Facebook, for the uninitiated, is “a social utility that connects people with friends and others who work, study and live around them”.

Evolving from an Ivy League networking tool into something that allowed horny Mid-western teenagers to meet and screw, Facebook’s primary appeal now is that it makes it very easy to find friends you’ve lost track of.

This is no different to Friends Reunited, but how many of us can remember our login details for that, if we ever had any? I think the main problem with Friends Reunited was that they started charging for content that wasn’t worth paying for (frankly, if it isn’t really kinky porn or WoW I’m not coughing up). Also, Friends Reunited was pre-MySpace, and MySpace has changed the interweb for evah.

It’s hard to say whether Facebook will ever rival MySpace in size. Launched among a limited user group in 2004, it now has 57 million users. Launched only a year earlier, but with no restrictions to signing up, MySpace boasts more than 200 million users. (They both pull more traffic then Wikipedia!)

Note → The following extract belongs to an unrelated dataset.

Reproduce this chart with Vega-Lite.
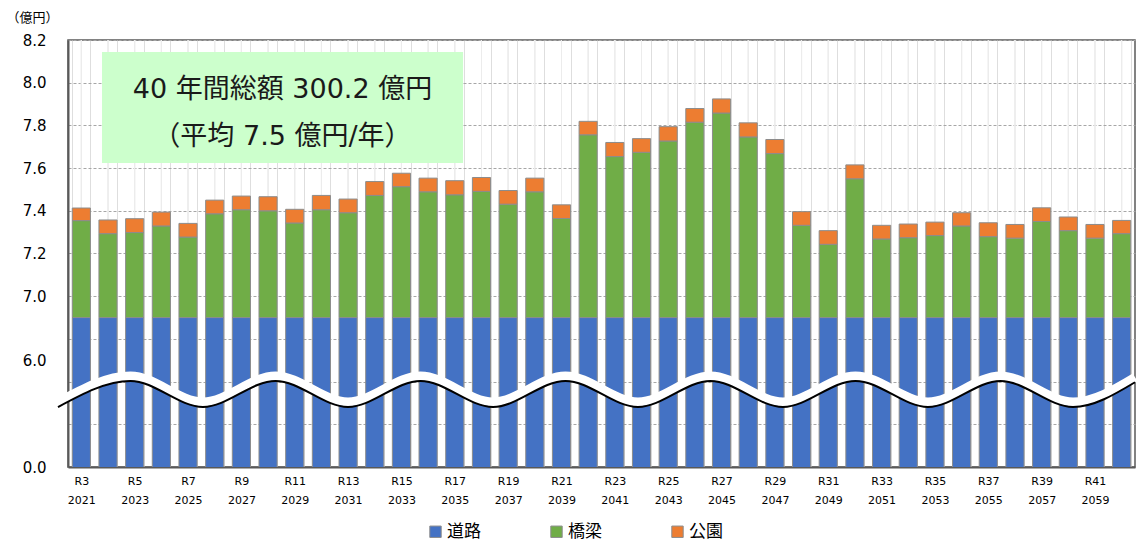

But it is the limitations on Facebook that support its popularity. Users create a profile, but also control who can see that profile. They can moderate the amount of information available to different people, and they can get in touch with people without giving out personal contact details.

Which brings me to the point of this rambling introduction…

What is it about this social construct that makes us suddenly want to get in touch with people we haven’t seen for decades? This is no bad thing – I’ve enjoyed catching up with school friends I don’t see much, and it’s always interesting knowing what old flames are up to, but the madness goes further than this.

What is it that makes a sane person befriend their ex-wife, or their sister’s housemate’s cousin’s brother-in-law, whom they met once on a night out? Is it because it’s so easy, or because we perceive it as safe? The same questions apply to our old friends – it wouldn’t be too difficult to look people up armed with just a phonebook or an address but we don’t.

I found and contacted a school friend with zero online presence (honestly, I didn’t even know you were allowed to get an NI number without an email address!) just using Google and the name of her previous (not current) employer. It probably took about 4 minutes to reach her on the phone.

Yet, as I said, we rarely do this. Why? Are we scared of telephones? Where they a brief fad that flickered into existence in the 20th century only to be extinguished again in the 21st? Or is it that Facebook (and networks like it) make it so easy to quietly ignore someone should you so choose, minimising social awkwardness?

What is the small psychological hook on which we hang such a difference in behaviour?